What can you tell us about REN21 and your stakeholders?
REN21 was created in 2004 as a ‘Coalition of the Willing’: all those in the private and the public sector that are keen on advancing renewable energy. Our members span from national governments to different international institutions such as the UN, European Commission, World Bank, industry associations, NGOs and actors in the field of science and academia.
We are a small secretariat based at the United Nations Environment Programme in Paris and we issue the Global Status Report every year. This tracks the latest developments in the field of policy, market, industry and technology developments in all renewable sectors with the help of over 800 contributors from all over around the world.
We see the success story of renewables over the last decade is really the success story of a very close co-operation between the private and the public sector. We are very proud to have been able to build up such a network of the best brains in renewable energy from all around the world, who are very inspired and very passionate to share this good news. It’s a very decentralised sector, so it’s necessary, in order to capture the whole market, to have people all around the world telling the story.
What are your thoughts on President Trump’s decision to take the US out of the Paris Agreement?
I would say that our report couldn’t be launched at a better moment than in the aftermath of this decision. For me, this decision, honestly, comes as a big surprise, because it comes at the moment when renewables are really showing that they’re competitive.
2016 was a year where more renewables capacity was added than ever before with investors getting more capacity for their money: investment went down and capacity increased. This is a clear demonstration that prices for renewable energy have fallen significantly, and so renewables in many parts of the world are cost competitive. For example, we recently had the announcement that five solar power plants in Italy were built without any subsidies.
It was also very encouraging to see that all the remaining G7 countries, including importantly China and India, state they are even more committed to the objectives of the Paris Agreement.
Can you see a time in the future when we’ll get countries that are powered 100% renewably?
I think so. We actually see it already happening now in some islands and regions in the world. I think what we are often lacking is imagination. These frontrunners are really demonstrating that this is feasible and we are spreading this news in the Global Status Report. We’re going to see consumption and production of energy on a much more decentralised basis and we’re going to see also a much stronger integration of sectors – electricity, heating, cooling and transport – so I think that we are just at the start of what’s feasible.
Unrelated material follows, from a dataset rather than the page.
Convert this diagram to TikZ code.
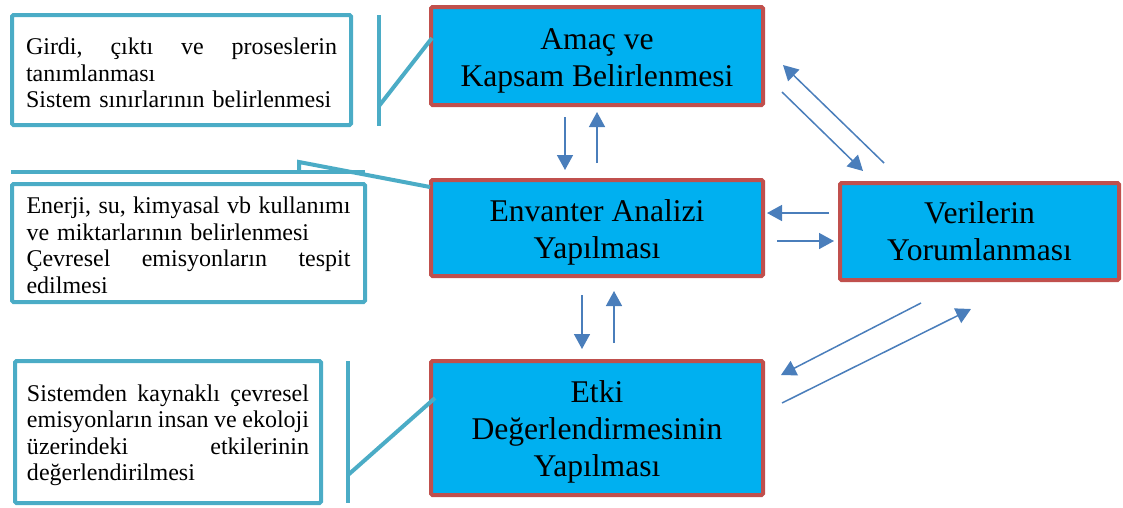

This was the third year in a row where global emissions from the energy sector remained stable while the global economy continued to grow 3%. So we actually achieved a decoupling of growth and emissions and this is largely due to renewable energy and energy efficiency investments and that is very, very positive because it actually shows that these solutions are really central to reducing CO2 and to combating climate change.
I believe therefore the renewables train has left the station. I think what we need to do right now is to increase its speed. I don’t think that the decision in the US has the potential to stop this train. It might delay development a bit, but all in all I think we are on an exciting path. Also there’s one thing that we must really realise is that through the decentralised nature of renewables, everybody can participate in this energy transition and have a stake.
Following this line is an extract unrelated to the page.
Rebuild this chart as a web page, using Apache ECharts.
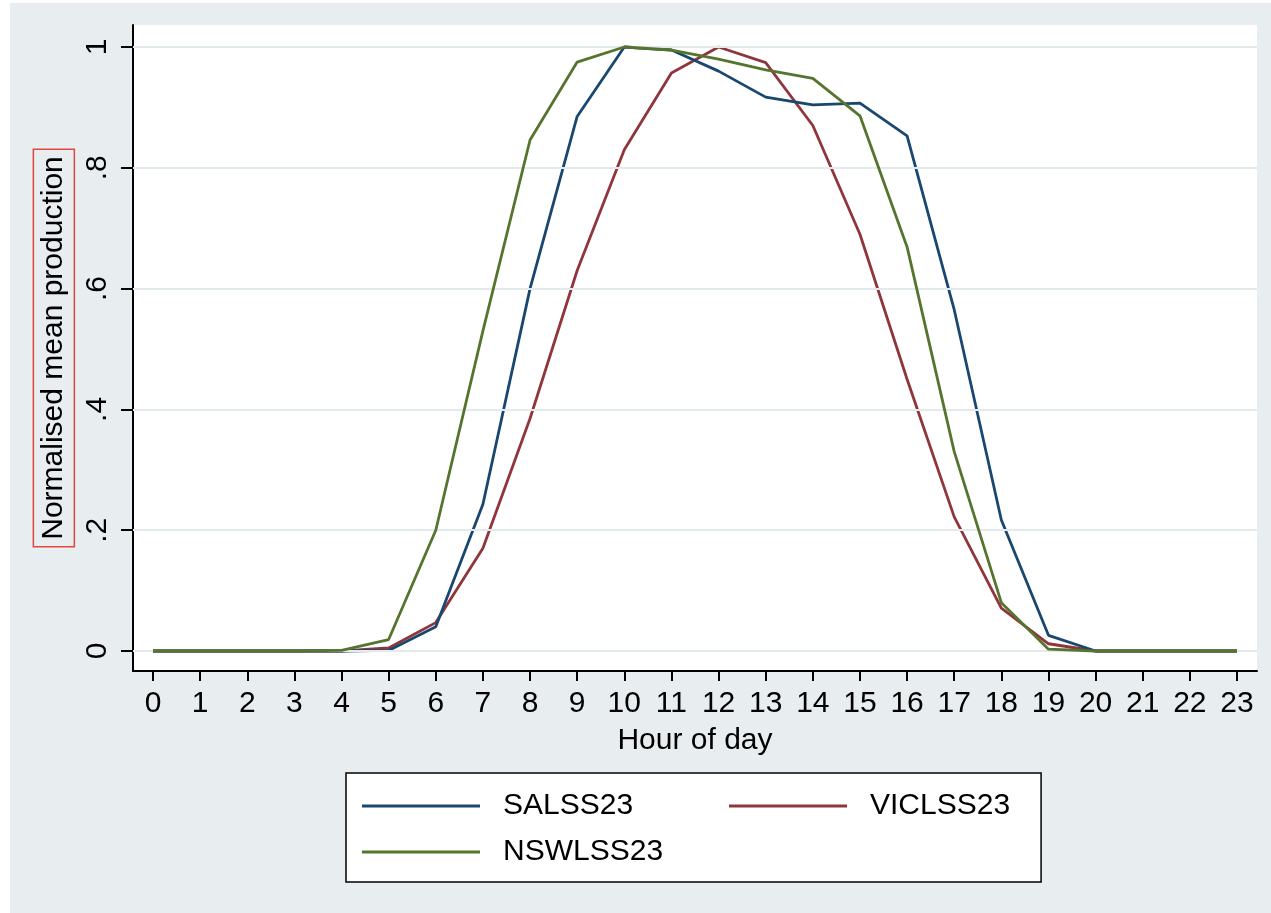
<!DOCTYPE html>
<html>
<head>
<meta charset="utf-8">
<script src="https://cdn.jsdelivr.net/npm/echarts@6/dist/echarts.min.js"></script>
<style>
html,body{margin:0;padding:0;background:#ffffff;overflow:hidden;}
#chart{width:1271px;height:913px;}
</style>
</head>
<body>
<div id="chart"></div>
<script>
// ---- data ----
const hours = [0,1,2,3,4,5,6,7,8,9,10,11,12,13,14,15,16,17,18,19,20,21,22,23];
const salss23 = [0,0,0,0,0,0.001,0.040,0.243,0.600,0.885,1.000,0.995,0.960,0.917,0.904,0.907,0.853,0.565,0.217,0.026,0,0,0,0];
const viclss23 = [0,0,0,0,0,0.005,0.047,0.170,0.385,0.630,0.830,0.957,1.000,0.974,0.870,0.690,0.450,0.222,0.071,0.012,0,0,0,0];
const nswlss23 = [0,0,0,0,0.001,0.019,0.200,0.530,0.846,0.975,1.000,0.995,0.980,0.962,0.948,0.886,0.669,0.330,0.080,0.003,0,0,0,0];
const yTicks = [0,0.2,0.4,0.6,0.8,1];
const yTickLabels = ['0','.2','.4','.6','.8','1'];
const xTicks = hours;

const FONT = "'Liberation Sans',Arial,Helvetica,sans-serif";
const FS = 30;
const navy = '#1a476f', maroon = '#90353b', green = '#55752f';

function pairs(arr){ return hours.map((h,i)=>[h,arr[i]]); }

const chart = echarts.init(document.getElementById('chart'), null, {renderer:'canvas'});
chart.setOption({
  backgroundColor: '#e8eef0',
  animation: false,
  graphic: [
    {type:'rect', left:0, top:0, shape:{width:1271,height:3}, style:{fill:'#ffffff'}, silent:true},
    {type:'rect', left:0, top:0, shape:{width:10,height:913}, style:{fill:'#ffffff'}, silent:true}
  ],
  grid: {
    left: 133, right: 14, top: 25, bottom: 242,
    show: true, backgroundColor: '#ffffff', borderWidth: 0
  },
  xAxis: {
    type: 'value',
    min: -0.4244, max: 23.4244,
    name: 'Hour of day',
    nameLocation: 'middle',
    nameGap: 55,
    nameTextStyle: {fontFamily: FONT, fontSize: FS, color: '#000'},
    axisLine: {show: true, onZero: false, lineStyle: {color: '#000', width: 2}},
    axisTick: {show: true, length: 10, lineStyle: {color: '#000', width: 2}, customValues: xTicks},
    axisLabel: {fontFamily: FONT, fontSize: FS, color: '#000', margin: 18, customValues: xTicks,
      formatter: v => String(v)},
    splitLine: {show: false}
  },
  yAxis: {
    type: 'value',
    min: -0.0331, max: 1.0364,
    name: 'Normalised mean production',
    nameLocation: 'middle',
    nameGap: 48,
    nameRotate: 90,
    nameTextStyle: {fontFamily: FONT, fontSize: FS, color: '#000',
      borderColor: '#e2463c', borderWidth: 1.5, padding: [5, 7, 6, 7]},
    axisLine: {show: true, onZero: false, lineStyle: {color: '#000', width: 2}},
    axisTick: {show: true, length: 12, lineStyle: {color: '#000', width: 2}, customValues: yTicks},
    axisLabel: {fontFamily: FONT, fontSize: FS, color: '#000', margin: 20, rotate: 90,
      customValues: yTicks,
      formatter: v => { const i = yTicks.findIndex(t => Math.abs(t - v) < 1e-6); return i >= 0 ? yTickLabels[i] : ''; }},
    splitLine: {show: false}
  },
  legend: {
    data: ['SALSS23','VICLSS23','NSWLSS23'],
    left: 346, top: 773,
    width: 700,
    orient: 'horizontal',
    backgroundColor: '#ffffff',
    borderColor: '#000',
    borderWidth: 1.5,
    borderRadius: 0,
    padding: [18, 31, 15, 16],
    icon: 'rect',
    itemWidth: 118,
    itemHeight: 3,
    itemGap: 16,
    formatter: name => name === 'VICLSS23' ? name : '{w|' + name + '}',
    textStyle: {fontFamily: FONT, fontSize: FS, lineHeight: 30, color: '#000', padding: [0,0,0,18],
      rich: {w: {fontFamily: FONT, fontSize: FS, lineHeight: 30, color: '#000', width: 210}}}
  },
  series: [
    {
      name: 'gridlines', type: 'line', data: [], z: 1, silent: true,
      markLine: {silent: true, symbol: 'none', label: {show: false}, animation: false,
        lineStyle: {color: '#e2eaed', width: 2, type: 'solid'},
        data: yTicks.map(v => ({yAxis: v}))}
    },
    {name: 'SALSS23', type: 'line', data: pairs(salss23), showSymbol: false, symbol: 'none', z: 4,
      lineStyle: {color: navy, width: 2.8}, itemStyle: {color: navy}},
    {name: 'VICLSS23', type: 'line', data: pairs(viclss23), showSymbol: false, symbol: 'none', z: 3,
      lineStyle: {color: maroon, width: 2.8}, itemStyle: {color: maroon}},
    {name: 'NSWLSS23', type: 'line', data: pairs(nswlss23), showSymbol: false, symbol: 'none', z: 5,
      lineStyle: {color: green, width: 2.8}, itemStyle: {color: green}}
  ]
});
</script>
</body>
</html>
There is a lot of good news, but what could be going better?
I think it’s important that we speed up developments. We need to increase investments. It’s not that we have enormous amounts of time ahead of us. Also in many cases we are not very consistent with our policy decisions because on the one hand we support clean technologies and on the other hand governments still spend four times more to subsidise fossil fuels than they use to support renewable energy. That is counterproductive because it artificially distorts energy prices and makes it harder for renewables to compete with fossil fuels.